This question comes right out of the problems section of Oppenheim's Signals & Systems 2ed textbook. I don't understand the solution to the problem.
(problem #1.35)
If a discrete-time complex sinusoid is expressed by \$x[n] = \exp(jmn2\pi/N)\$ (m is any integer), prove that the fundamental frequency is N0 = N/gcd(N,m).
Solution: for a discrete-time signal to be periodic \$x[n]= x[n+N_0]\$.
Substituting n+N0 into n and expanding that expression means that \$m(2\pi/N)N_0 = 2\pi{}k\$,
where k is some (not any) integer. Rearranging we get the expression N0=N/(m/k).
somehow (m/k) = gcd(N,m).
I don't see it.
Best Answer
Let's write the book's solution out in more detail.
First, by definition, a discrete-time signal is periodic with period N0 if for all n, \$x[n+N_0] = x[n]\$.
So we're interested in cases where
\$\exp(j2\pi{}mn/N) = \exp(j2\pi{}m(n+N_0)/N)\$.
We know that the complex exponential, considered as a continuous function, repeats whenever it's argument advances by \$2\pi\$. So our equality holds whenever the phase difference between the arguments increases by some multiple of \$2\pi\$, that is whenever there is a k such that
\$2\pi{}mn/N + 2\pi{}k = 2\pi{}m(n+N_0)/N\$.
We can eliminate terms here to get
\$ mn/N + k = mn/N + mN_0/N\$
and further
\$ k = mN_0/N \$
So the period of our discrete time function is
\$N_0 = Nk/m\$
But N0 must be an integer, and we also want the smallest possible value of N0 to get the fundamental frequency. That means we want the smallest k that makes Nk/m an integer.
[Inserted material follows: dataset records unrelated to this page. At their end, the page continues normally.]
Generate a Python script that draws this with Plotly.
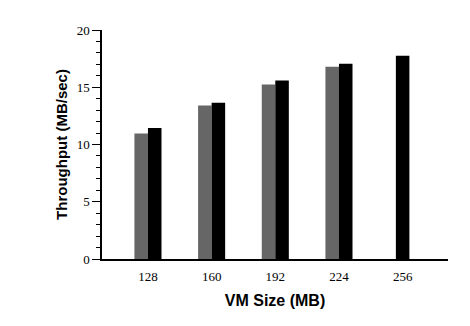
import plotly.graph_objects as go

# VM sizes (MB) and measured throughput (MB/sec)
vm_sizes = [128, 160, 192, 224, 256]
throughput_gray = [10.95, 13.4, 15.25, 16.8, None]
throughput_black = [11.45, 13.65, 15.6, 17.05, 17.75]

bar_w = 6.8  # bar width in MB units

# Place pairs side by side; a lone bar sits centred on its category
gray_x = [s - bar_w / 2 for s in vm_sizes]
black_x = [s + bar_w / 2 if g is not None else s
           for s, g in zip(vm_sizes, throughput_gray)]

fig = go.Figure()
fig.add_trace(go.Bar(x=gray_x, y=throughput_gray, width=bar_w,
                     marker=dict(color="#666666", line=dict(width=0)),
                     showlegend=False))
fig.add_trace(go.Bar(x=black_x, y=throughput_black, width=bar_w,
                     marker=dict(color="#000000", line=dict(width=0)),
                     showlegend=False))

fig.update_layout(
    width=470, height=326,
    margin=dict(l=102, r=22, t=30, b=67),
    paper_bgcolor="white", plot_bgcolor="white",
    barmode="overlay",
    xaxis=dict(
        range=[104.9, 278.8],
        tickvals=vm_sizes, ticktext=[str(v) for v in vm_sizes],
        showgrid=False, zeroline=False,
        showline=True, linecolor="black", linewidth=1.5,
        ticks="", ticklabelstandoff=5,
        tickfont=dict(family="Liberation Serif", size=13, color="black"),
        title=dict(text="<b>VM Size (MB)</b>", standoff=11,
                   font=dict(family="Liberation Sans", size=16, color="black")),
    ),
    yaxis=dict(
        range=[0, 20], tickvals=[0, 5, 10, 15, 20],
        showgrid=False, zeroline=False,
        showline=True, linecolor="black", linewidth=1.5,
        ticks="outside", ticklen=8, tickwidth=1.2, tickcolor="black",
        minor=dict(dtick=1, ticks="outside", ticklen=4, tickwidth=1, tickcolor="black"),
        tickfont=dict(family="Liberation Serif", size=13, color="black"),
        title=dict(text="<b>Throughput (MB/sec)</b>", standoff=5,
                   font=dict(family="Liberation Sans", size=15, color="black")),
    ),
)

fig.write_html("out.html")
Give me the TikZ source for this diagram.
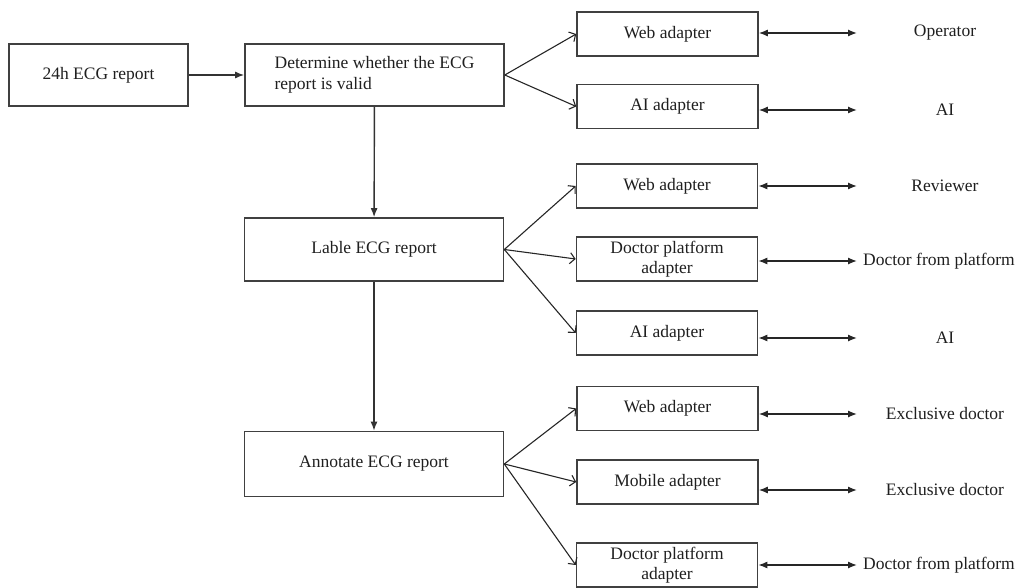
\documentclass[tikz,border=0pt]{standalone}
\usepackage{fontspec}
\setmainfont{Liberation Serif}
\usetikzlibrary{arrows.meta,calc}
\begin{document}
\begin{tikzpicture}[x=1pt,y=-1pt,
  txt/.style={font=\fontsize{17.5}{20.5}\selectfont, text=black!88},
  box/.style={txt, draw=black!75, line width=1.6pt, inner sep=2pt, align=center},
  pbox/.style={box, minimum width=259pt},
  abox/.style={box, minimum width=181pt, minimum height=44pt},
  lab/.style={txt, inner sep=0pt},
  flow/.style={draw=black!80, line width=1.4pt, -{Latex[length=9pt,width=7pt]}},
  fan/.style={draw=black!85, line width=1.1pt, -{Straight Barb[length=5pt,width=11pt,line width=1.1pt]}},
  dbl/.style={draw=black!85, line width=1.3pt, {Latex[length=9pt,width=7pt]}-{Latex[length=9pt,width=7pt]}}
]
\useasboundingbox (0,0) rectangle (1033,588);

% process boxes
\node[box, minimum width=179pt, minimum height=62pt] (r24) at (98.5,75) {24h ECG report};
\node[pbox, minimum height=62pt, align=left] (det) at (374.5,75) {Determine whether the ECG\\report is valid};
\node[pbox, minimum height=63pt] (lbl) at (374,249.5) {Lable ECG report};
\node[pbox, minimum height=65pt] (ann) at (374,464) {Annotate ECG report};

% adapter boxes
\node[abox] (web1) at (667.5,34) {Web adapter};
\node[abox] (ai1)  at (667.5,106.5) {AI adapter};
\node[abox] (web2) at (667,186) {Web adapter};
\node[abox] (doc2) at (667,259) {Doctor platform\\adapter};
\node[abox] (ai2)  at (667,333) {AI adapter};
\node[abox] (web3) at (667.5,408.5) {Web adapter};
\node[abox] (mob)  at (667.5,482) {Mobile adapter};
\node[abox] (doc3) at (667,565) {Doctor platform\\adapter};

% actor labels
\node[lab] (l1) at (945,33) {Operator};
\node[lab] (l2) at (945,110) {AI};
\node[lab] (l3) at (945,186) {Reviewer};
\node[lab, anchor=west] (l4) at (863,261) {Doctor from platform};
\node[lab] (l5) at (945,338) {AI};
\node[lab] (l6) at (945,414) {Exclusive doctor};
\node[lab] (l7) at (945,490) {Exclusive doctor};
\node[lab, anchor=west] (l8) at (863,565) {Doctor from platform};

\coordinate (e1) at (857,33);
\coordinate (e2) at (857,110);
\coordinate (e3) at (857,186);
\coordinate (e4) at (857,261);
\coordinate (e5) at (857,338);
\coordinate (e6) at (857,414);
\coordinate (e7) at (857,490);
\coordinate (e8) at (857,565);

% main flow
\draw[flow] (r24) -- (det);
\draw[flow] (det) -- (lbl);
\draw[flow] (lbl) -- (ann);

% fan-out
\draw[fan] (det.east) -- (web1.west);
\draw[fan] (det.east) -- (ai1.west);
\draw[fan] (lbl.east) -- (web2.west);
\draw[fan] (lbl.east) -- (doc2.west);
\draw[fan] (lbl.east) -- (ai2.west);
\draw[fan] (ann.east) -- (web3.west);
\draw[fan] (ann.east) -- (mob.west);
\draw[fan] (ann.east) -- (doc3.west);

% two-way links
\draw[dbl] (web1.east |- e1) -- (e1);
\draw[dbl] (ai1.east |- e2) -- (e2);
\draw[dbl] (web2.east |- e3) -- (e3);
\draw[dbl] (doc2.east |- e4) -- (e4);
\draw[dbl] (ai2.east |- e5) -- (e5);
\draw[dbl] (web3.east |- e6) -- (e6);
\draw[dbl] (mob.east |- e7) -- (e7);
\draw[dbl] (doc3.east |- e8) -- (e8);
\end{tikzpicture}
\end{document}
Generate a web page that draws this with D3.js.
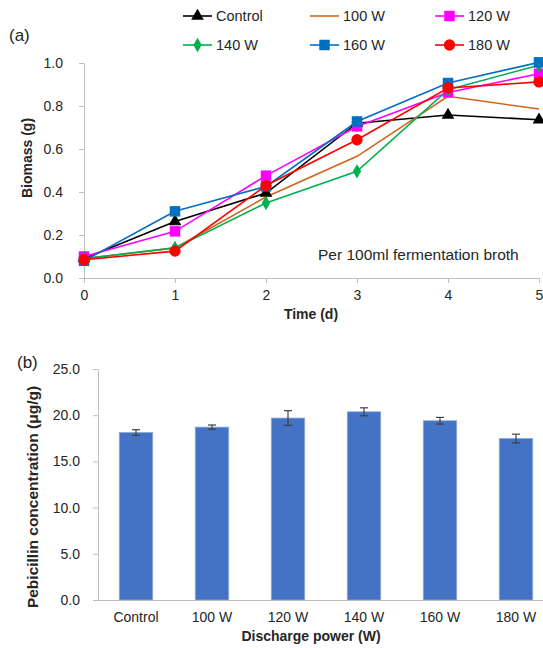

Lets write this out in terms of the prime factors of N and m:
\$N_0 = \dfrac{k \Pi_p n_p}{\Pi_q m_q} \$
For this to be an integer we need k to be made up of all the factors of m, except the ones that are held in common with N.
\$ k = \dfrac{\Pi_q m_q}{\Pi_{\mathrm{common\ factors}} m_q}\$
But the numerator here is just m, and the denominator here is just the gcd of N and m, so we have
\$ m / k = \gcd(N, m)\$
which is what we were trying to show.
TL;DR: It's to make it work out so that N0 is an integer.